Convivimos con las mentiras como si tuvieran el mismo peso y la misma validez que las verdades. Las aceptamos por comodidad: la mentira no necesita que tengamos una actitud ante ella, sólo que la utilicemos, que la convirtamos en herramienta. Así que la incorporamos a nuestros modos de vida a sabiendas, como si conociéramos a quienes mienten. Luchar por la verdad, incluso únicamente saberla, provoca muchos quebraderos de cabeza. Una de las mayores incomodidades para el hombre actual es tomar decisiones, sobre todo decisiones vitales, porque el hombre actual, frente al hombre renacentista, o al ilustrado, ha perdido el control ético de la mentira. Por otra parte, la verdad ya no conduce a ningún sitio. Benjamin acertó cuando, ante aquella esperanza que proclamó Gramsci, la de que saber la verdad origina una actitud revolucionaria, contestó que la verdad es lo más antirrevolucionario que existe. Estaba en lo cierto: saber la verdad, por muy aterradora que sea, nunca ha echado a la gente a la calle para cambiarla. Por eso ahora vivimos en la era de la posverdad: una verdad que retoma lo que ocurrió y lo convierte ideológicamente en otra cosa, a veces en la contraria. Cuántas películas sobre la Guerra de Vietnam habremos visto en las que los que ganan son los Estados Unidos. O al menos, lo parece.
Esa es la razón por la que actualmente la realidad es una perpetua corrección. El descaro con que se cambia tiene el mismo crédito que la propia realidad, porque todos somos cómplices de lo que creemos, que es lo que aparece en los noticiarios, en los discursos políticos y en las inversiones de medios de comunicación y editoriales. Volvemos a retomar la ficción, como en la literatura. Nos cuentan argumentos y tramas que ya no podemos aceptar, y todo el mundo lo sabe, aunque los acepte. Tales cuentos ya no suspenden nuestra incredulidad, como los que han sido avalados por el tiempo, porque son tan banales, descarados, ideológicos, interesados que, antes de consentirlos, hacemos un jodido meme.

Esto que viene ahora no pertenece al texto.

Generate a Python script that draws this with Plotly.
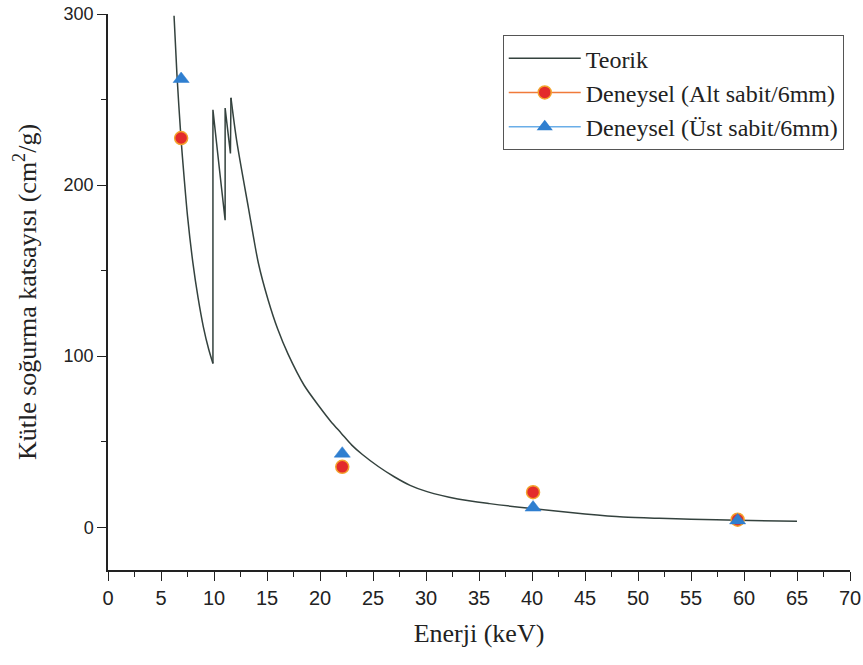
import plotly.graph_objects as go

# Theoretical curve, split at absorption edges
teorik_e1 = [6.23, 6.5, 6.89, 7.2, 7.5, 8.0, 8.5, 9.0, 9.5, 9.9]
teorik_mu1 = [299, 265, 227, 203, 182, 155, 134, 117, 104, 95.7]
teorik_e2 = [9.9, 9.9, 10.5, 11.05, 11.05, 11.55, 11.6]
teorik_mu2 = [95.7, 244, 210, 179.5, 245, 218.5, 251]
teorik_e3 = [11.6, 12.14, 13.24, 14.2, 15.1, 16.0, 17.0, 18.5, 20.0, 21.0, 22.0, 23.0,
             24.0, 25.5, 27.0, 28.5, 30.1, 33.0, 36.0, 40.0, 45.0, 48.6, 52.0, 55.0, 59.4, 65.0]
teorik_mu3 = [251, 226, 187, 154, 133, 116, 101, 83, 70, 62, 55, 48,
              42.5, 35.5, 29.5, 24.5, 20.8, 16.5, 13.8, 10.9, 7.8, 6.0, 5.2, 4.7, 4.1, 3.5]

# Experimental data
alt_e = [6.9, 22.1, 40.1, 59.4]
alt_mu = [227.5, 35.3, 20.5, 4.4]
ust_e = [6.9, 22.1, 40.1, 59.4]
ust_mu = [262, 43, 11.5, 4.0]

x_ticks = list(range(0, 75, 5))
y_ticks = [0, 100, 200, 300]

red = "#e32b2b"
blue = "#2f7fd0"
curve_col = "#34423e"

fig = go.Figure()
fig.add_trace(go.Scatter(x=teorik_e1, y=teorik_mu1, mode="lines", name="Teorik",
                         legendgroup="t", line=dict(color=curve_col, width=1.5, shape="spline", smoothing=0.8)))
fig.add_trace(go.Scatter(x=teorik_e2, y=teorik_mu2, mode="lines", name="Teorik", showlegend=False,
                         legendgroup="t", line=dict(color=curve_col, width=1.5)))
fig.add_trace(go.Scatter(x=teorik_e3, y=teorik_mu3, mode="lines", name="Teorik", showlegend=False,
                         legendgroup="t", line=dict(color=curve_col, width=1.5, shape="spline", smoothing=0.8)))
fig.add_trace(go.Scatter(x=alt_e, y=alt_mu, mode="markers", showlegend=False,
                         marker=dict(symbol="circle", size=13, color=red,
                                     line=dict(color="#f3a32c", width=1.5))))
fig.add_trace(go.Scatter(x=ust_e, y=ust_mu, mode="markers", showlegend=False,
                         marker=dict(symbol="triangle-up", size=14, color=blue,
                                     line=dict(color=blue, width=0.5))))
# legend entries (line + marker style as in reference legend)
fig.add_trace(go.Scatter(x=[None], y=[None], mode="lines+markers",
                         name="Deneysel (Alt sabit/6mm)",
                         line=dict(color="#f07a3a", width=1.5),
                         marker=dict(symbol="circle", size=13, color=red,
                                     line=dict(color="#f3a32c", width=1.5))))
fig.add_trace(go.Scatter(x=[None], y=[None], mode="lines+markers",
                         name="Deneysel (Üst sabit/6mm)",
                         line=dict(color="#6aaee8", width=1.5),
                         marker=dict(symbol="triangle-up", size=14, color=blue)))

fig.update_layout(
    width=863, height=665,
    margin=dict(l=108, r=13, t=14, b=95),
    paper_bgcolor="white", plot_bgcolor="white",
    showlegend=True,
    legend=dict(x=0.532, y=0.962, xanchor="left", yanchor="top",
                bordercolor="#555555", borderwidth=1, bgcolor="white",
                font=dict(family="Liberation Serif", size=24, color="#222"),
                itemwidth=72, tracegroupgap=0),
    font=dict(family="Liberation Sans", color="#222"),
)
fig.update_xaxes(range=[0, 70], tickvals=x_ticks, ticktext=[str(v) for v in x_ticks],
                 automargin=False,
                 ticks="outside", ticklen=9, tickwidth=1.3, tickcolor="#222",
                 minor=dict(ticks="outside", ticklen=5, tickwidth=1.3, tickcolor="#222", dtick=2.5, tick0=0),
                 showline=True, linecolor="#222", linewidth=1.5, showgrid=False, zeroline=False,
                 tickfont=dict(family="Liberation Sans", size=20),
                 title=dict(text="Enerji (keV)", font=dict(family="Liberation Serif", size=26), standoff=16))
fig.update_yaxes(range=[-25, 300], tickvals=y_ticks, ticktext=[str(v) for v in y_ticks],
                 automargin=False,
                 ticks="outside", ticklen=9, tickwidth=1.3, tickcolor="#222",
                 minor=dict(ticks="outside", ticklen=5, tickwidth=1.3, tickcolor="#222", dtick=50, tick0=0),
                 showline=True, linecolor="#222", linewidth=1.5, showgrid=False, zeroline=False,
                 tickfont=dict(family="Liberation Sans", size=18),
                 title=dict(text="Kütle soğurma katsayısı (cm<sup>2</sup>/g)",
                            font=dict(family="Liberation Serif", size=26), standoff=20))

fig.write_html("out.html")
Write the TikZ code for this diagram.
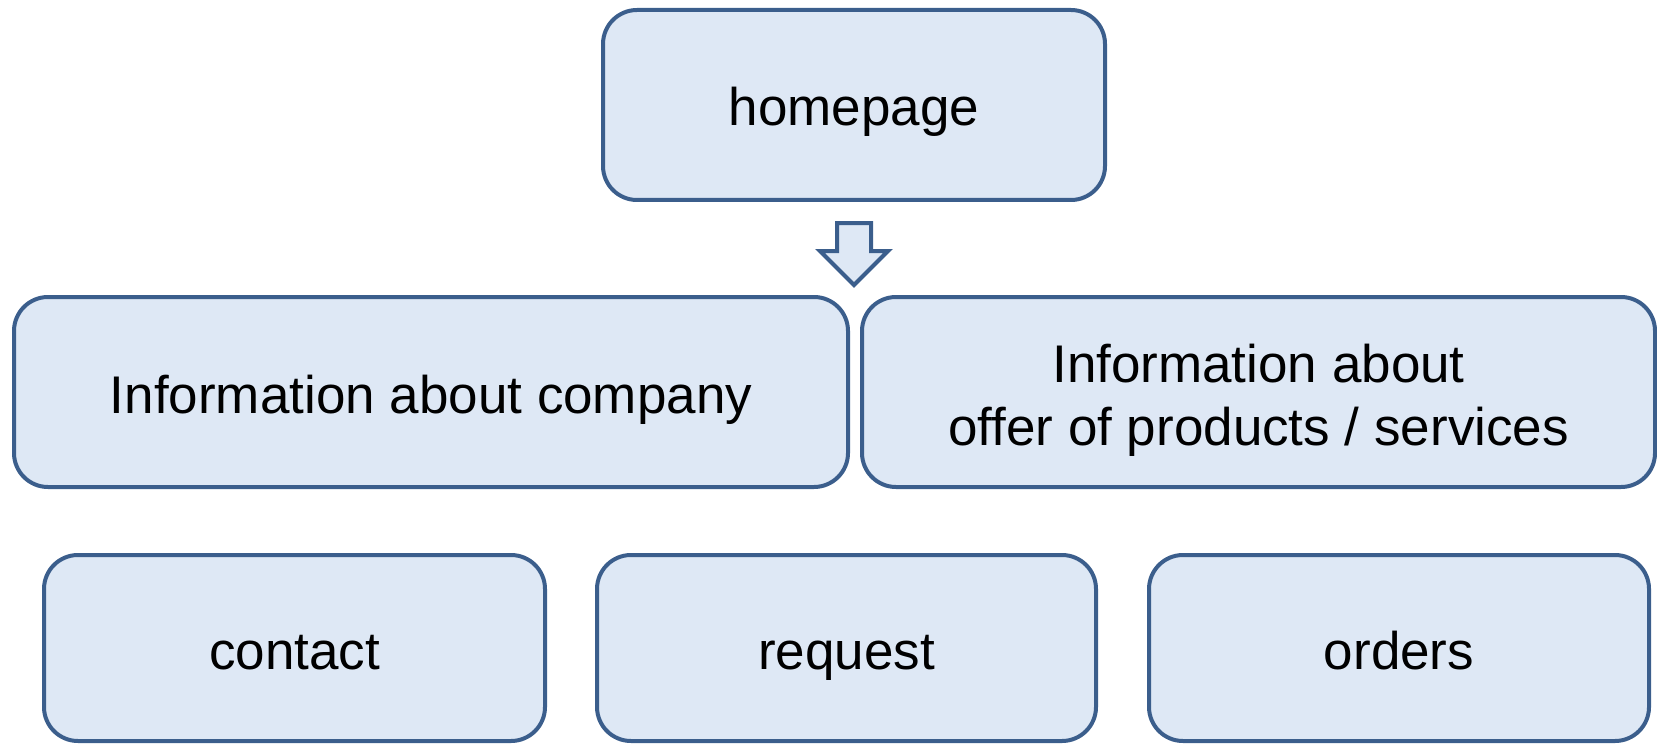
\documentclass[tikz,border=0pt]{standalone}
\usepackage{fontspec}
\setmainfont{Liberation Sans}
\usetikzlibrary{calc}
\definecolor{boxline}{RGB}{59,94,140}
\definecolor{boxfill}{RGB}{222,232,245}
\tikzset{
  pagebox/.style={draw=boxline, fill=boxfill, line width=2pt, rounded corners=17pt,
    align=center, inner sep=0pt, text height=25pt, text depth=4pt,
    font=\fontsize{26.5}{31.5}\selectfont},
  blockarrow/.style={draw=boxline, fill=boxfill, line width=2pt, line join=miter}
}
\begin{document}
\begin{tikzpicture}[x=0.5pt,y=-0.5pt]
\useasboundingbox (0,0) rectangle (1657,743);
\node[pagebox, minimum width=251pt, minimum height=95pt] (home) at (854,105) {homepage};
\node[pagebox, minimum width=417pt, minimum height=95pt] (company) at (431,392) {Information about company};
\node[pagebox, minimum width=396.5pt, minimum height=95pt, text height=60pt, text depth=7pt] (offer) at (1258.5,392) {Information about\\offer of products / services};
\node[pagebox, minimum width=250.5pt, minimum height=93pt] (contact) at (294.5,648) {contact};
\node[pagebox, minimum width=249.5pt, minimum height=93pt] (request) at (846.5,648) {request};
\node[pagebox, minimum width=250pt, minimum height=93pt] (orders) at (1399,648) {orders};
\coordinate (atip) at ($(home.south)+(0,83)$);
\draw[blockarrow] ($(home.south)+(-17,21)$) -- ($(home.south)+(17,21)$) -- ($(home.south)+(17,49)$)
  -- ($(home.south)+(34,49)$) -- (atip) -- ($(home.south)+(-34,49)$) -- ($(home.south)+(-17,49)$) -- cycle;
\end{tikzpicture}
\end{document}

Habría que conseguir una vacuna contra eso, pero no esperemos que Moderna, Johnson o Pfizzer la produzcan, porque la mentira ya les llena las cuentas de resultados con la fabricación de ansiolíticos. De hecho, la mentira beneficia a mucha gente, igual que la desesperanza y el estrés. Somos los monos rhesus de una estrategia que nos obliga a pasar por el manicomio -si queremos seguir siendo nosotros mismos- antes de morir. Quizá la única vacuna sea un nuevo concepto de vida retirada: salir de la granja social, donde nos tienen el comedero en la boca y el saquito en el culo, para cuando pongamos el huevo. Ser críticos, tener un criterio y, por tanto, ser autosuficientes, o casi libres. Escuchar con los ojos a los grandes creadores que en el mundo han sido. Consumir lo imprescindible, abogar por una aristocracia de lo humano, que vuelva a ponernos en contacto a unos con otros. Conservar nuestra voz, no someternos al arresto domiciliario en el que quieren sumirnos. En fin, volver a creer en La Pimpinela Escarlata.